Numerical Study Of The Flow Uniformity Inside The High-Pressure Side Manifolds Of A Cooled Cooling Air Heat Exchanger

To maintain efficiency in advanced aero-engines, it is crucial to set high limits for the Operating Pressure Ratio (OPR) and Turbine Entry temperature (TET). This can be achieved using a Cooled Cooling Air (CCA) heat exchanger, which precools the compressed air with the bypass stream before the compressed air enters the turbine to cool the blades. The aim of the present study was to improve the aero-thermal performance of CCA heat exchangers by enhancing the uniformity of flow through its high-pressure (HP) side manifolds.
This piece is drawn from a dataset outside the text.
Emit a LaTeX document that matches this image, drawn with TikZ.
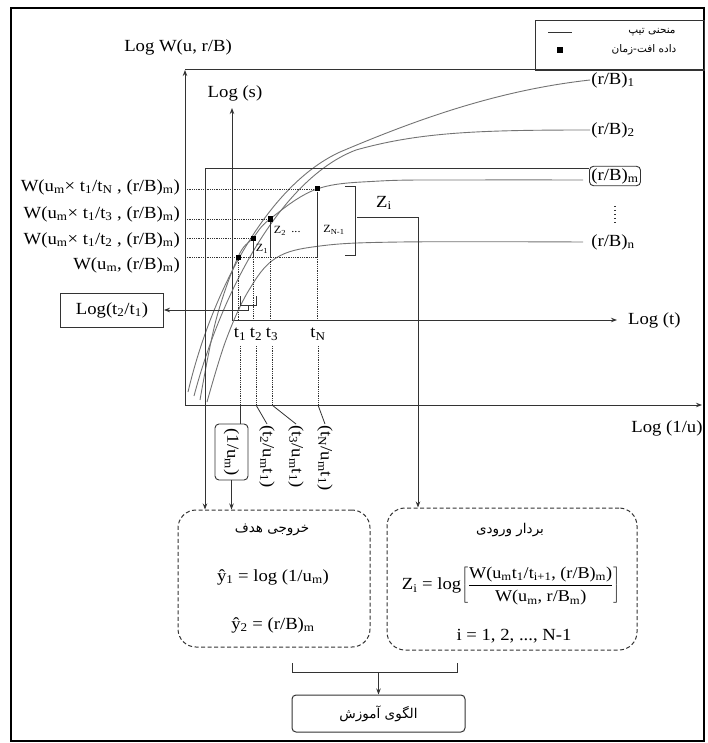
\documentclass[tikz,border=0pt]{standalone}
\usepackage{fontspec}
\setmainfont{Liberation Serif}[FakeStretch=1.1]
\newfontfamily\fa[Script=Arabic]{DejaVu Sans}
\TeXXeTstate=1
\usetikzlibrary{arrows.meta,calc}
\newcommand{\sbs}[1]{\textsubscript{#1}}
\begin{document}
\begin{tikzpicture}[x=1pt,y=-1pt,
  ax/.style={draw=black!80,line width=1pt},
  conn/.style={draw=black!80,line width=0.8pt},
  arr/.style={-{Stealth[length=6pt,width=4.5pt]}},
  dotl/.style={draw=black!80,densely dotted,line width=0.8pt},
  tc/.style={draw=black!55,line width=0.9pt},
  lbl/.style={font=\fontsize{17}{19}\selectfont,inner sep=1pt},
  slbl/.style={font=\fontsize{11}{13}\selectfont,inner sep=1pt},
  falbl/.style={font=\fa\fontsize{10.5}{12}\selectfont,inner sep=1pt},
  fatitle/.style={font=\fa\fontsize{13.5}{15}\selectfont,inner sep=1pt},
  dbox/.style={draw=black!80,dash pattern=on 4pt off 2.5pt,rounded corners=18pt,line width=1pt},
  rbox/.style={draw=black!80,rounded corners=4pt,line width=0.9pt},
  sqbox/.style={draw=black!80,line width=0.9pt},
  dpt/.style={fill=black,minimum size=5pt,inner sep=0pt},
]
\useasboundingbox (0,0) rectangle (707,743);
% outer frame
\draw[line width=1.1pt] (11,8) rectangle (704,741);
% legend
\node[sqbox,minimum width=169pt,minimum height=50pt,anchor=north west] (leg) at (535,20) {};
\draw[conn] (548,32) -- (572,32);
\node[dpt,minimum size=6pt] (lsq) at (560,50) {};
\node[falbl] (leg1) at (652,32) {\beginR منحنی تیپ\endR};
\node[falbl] (leg2) at (644,50) {\beginR داده افت-زمان\endR};
% main axes
\coordinate (O) at (185,405);
\coordinate (Wtop) at (185,70);
\coordinate (Rtop) at (704,70);
\coordinate (Uend) at (702,405);
\draw[ax,arr] (O) -- (Wtop);
\draw[ax] (Wtop) -- (Rtop);
\draw[ax,arr] (O) -- (Uend);
\node[lbl] (logW) at (178,47) {Log W(u, r/B)};
\node[lbl] (logu) at (667,428) {Log (1/u)};
% data axes
\coordinate (S0) at (232,320);
\coordinate (Stop) at (232,108);
\coordinate (Tend) at (617,320);
\draw[ax,arr] (S0) -- (Stop);
\draw[ax,arr] (S0) -- (Tend);
\node[lbl] (logs) at (235,93) {Log (s)};
\node[lbl,anchor=west] (logt) at (627,320) {Log (t)};
% curve labels
\node[lbl] (r1) at (613,80) {(r/B)\sbs{1}};
\node[lbl] (r2) at (613,130) {(r/B)\sbs{2}};
\node[lbl,rbox,inner sep=2pt] (rBm) at (615,176) {(r/B)\sbs{m}};
\draw[draw=black!80,line width=1.4pt,dash pattern=on 1.4pt off 2.6pt] (615,206) -- (615,224);
\node[lbl] (rn) at (613,242) {(r/B)\sbs{n}};
% type curves
\draw[tc] (188,392) .. controls (212,290) and (268,185) .. (340,152) .. controls (420,118) and (500,90) .. (r1.west);
\draw[tc] (194,396) .. controls (222,290) and (282,178) .. (356,150) .. controls (420,132) and (480,130) .. (r2.west);
\draw[tc] plot[smooth,tension=0.6] coordinates {(200,400) (216,320) (238,257) (253,238) (270,219) (317,189) (380,181) (470,180) (583,180)};
\draw[tc] plot[smooth,tension=0.6] coordinates {(207,402) (226,340) (249,290) (276,258) (320,246) (400,242) (583,242)};
% data points
\node[dpt] (p1) at (238,257) {};
\node[dpt] (p2) at (253,238) {};
\node[dpt] (p3) at (270,219) {};
\node[dpt] (pN) at (317,189) {};
% left W labels
\node[lbl,anchor=east] (wN) at (181,187) {W(u\sbs{m}× t\sbs{1}/t\sbs{N} , (r/B)\sbs{m})};
\node[lbl,anchor=east] (w3) at (181,214) {W(u\sbs{m}× t\sbs{1}/t\sbs{3} , (r/B)\sbs{m})};
\node[lbl,anchor=east] (w2) at (181,240) {W(u\sbs{m}× t\sbs{1}/t\sbs{2} , (r/B)\sbs{m})};
\node[lbl,anchor=east] (w1) at (181,265) {W(u\sbs{m}, (r/B)\sbs{m})};
\draw[dotl] (185,189) -- (pN);
\draw[dotl] (185,219) -- (p3);
\draw[dotl] (185,238) -- (p2);
\draw[dotl] (185,257) -- (p1) -- (317,257);
% t labels
\node[lbl] (t1) at (240,334) {t\sbs{1}};
\node[lbl] (t2) at (256,334) {t\sbs{2}};
\node[lbl] (t3) at (272,334) {t\sbs{3}};
\node[lbl] (tN) at (318,334) {t\sbs{N}};
% Z segments
\draw[conn] (p2) -- (253,257);
\draw[conn] (p3) -- (270,257);
\draw[conn] (pN) -- (317,257);
\draw[dotl] (p1) -- (p1 |- S0);
\draw[dotl] (253,257) -- (253,320);
\draw[dotl] (270,257) -- (270,320);
\draw[dotl] (317,257) -- (317,320);
\node[slbl] (z1) at (262,249) {Z\sbs{1}};
\node[slbl] (z2) at (280,231) {Z\sbs{2}};
\node[slbl] (zd) at (296,232) {...};
\node[slbl] (zN) at (334,230) {Z\sbs{N-1}};
% Z bracket
\draw[conn] (345,186) -- (355,186) -- (355,255) -- (345,255);
\node[lbl] (zi) at (384,203) {Z\sbs{i}};
\coordinate (zc) at (418,217);
% dotted drops
\draw[dotl] (240,346) -- (240,405);
\draw[dotl] (256,346) -- (256,405);
\draw[dotl] (272,346) -- (272,405);
\draw[dotl] (318,346) -- (318,405);
% Log(t2/t1)
\node[lbl,sqbox,minimum width=103pt,minimum height=34pt] (ltt) at (112,310) {Log(t\sbs{2}/t\sbs{1})};
\draw[conn] (240,296) -- (240,305) -- (256,305) -- (256,296);
\draw[conn,arr] (248,305) |- (ltt.east);
% rotated labels
\node[lbl,rbox,rotate=-90,minimum width=56pt,minimum height=33pt,inner sep=2pt] (um) at (231.5,452) {(1/u\sbs{m})};
\node[lbl,rotate=-90,anchor=west] (l2) at (267,424) {(t\sbs{2}/u\sbs{m}t\sbs{1})};
\node[lbl,rotate=-90,anchor=west] (l3) at (296,424) {(t\sbs{3}/u\sbs{m}t\sbs{1})};
\node[lbl,rotate=-90,anchor=west] (lN) at (325,424) {(t\sbs{N}/u\sbs{m}t\sbs{1})};
\draw[conn] (240,405) -- (um.west -| t1);
\draw[conn] (256,405) -- (l2.west);
\draw[conn] (272,405) -- (l3.west);
\draw[conn] (318,405) -- (lN.west);
% lower boxes
\node[dbox,minimum width=192pt,minimum height=137pt] (tgt) at (274,578.5) {};
\node[fatitle] (tgtT) at (272,530) {\beginR خروجی هدف\endR};
\node[lbl] (y1) at (273,577) {ŷ\sbs{1} = log (1/u\sbs{m})};
\node[lbl] (y2) at (273,625) {ŷ\sbs{2} = (r/B)\sbs{m}};
\node[dbox,minimum width=250pt,minimum height=142pt] (inp) at (512,579) {};
\node[fatitle] (inpT) at (510,530) {\beginR بردار ورودی\endR};
\node[lbl] (zf) at (511,586) {Z\sbs{i} = log$\left[\displaystyle\frac{\mbox{\fontsize{16.5}{18}\selectfont W(u\sbs{m}t\sbs{1}/t\sbs{i+1}, (r/B)\sbs{m})}}{\mbox{\fontsize{16.5}{18}\selectfont W(u\sbs{m}, r/B\sbs{m})}}\right]$};
\node[lbl] (ir) at (514,636) {i = 1, 2, ..., N-1};
\node[rbox,line width=1pt,minimum width=173pt,minimum height=37pt,fatitle] (trn) at (378.5,713.5) {\beginR الگوی آموزش\endR};
% connectors to lower boxes
\coordinate (c1) at (205,169);
\draw[ax,arr] (rBm.west |- c1) -- (c1) -- (c1 |- tgt.north);
\draw[conn,arr] (um.east) -- (um.east |- tgt.north);
\draw[conn,arr] (357,217) -- (zc) -- (zc |- inp.north);
\draw[conn] (292,663) -- (292,672) -- (457,672) -- (457,663);
\draw[conn,arr] (378.5,672) -- (trn.north);
\end{tikzpicture}
\end{document}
The development of the new manifolds was constrained by their manufacturability, as well as the pressure drop across the heat exchanger. The inlet and outlet manifold geometries are parameterised, and Computational Fluid Dynamic (CFD) simulations are carried out for Maximum Take-Off (MTO) conditions. Shape changes were performed using the mesh morphing tool, which enabled the intermediate remeshing steps to be skipped. By means of regression analysis, it was possible to find inlet and exit manifolds with improved flow uniformity; the heat transfer, structural integrity, and weight of the baseline and new manifolds were then evaluated. The new manifolds were structurally sound, and showed an 18.8% improvement in uniformity, a 10.6% reduction in pressure drop, a 0.4% increase in heat transfer rate, and a 22.5% decrease in weight.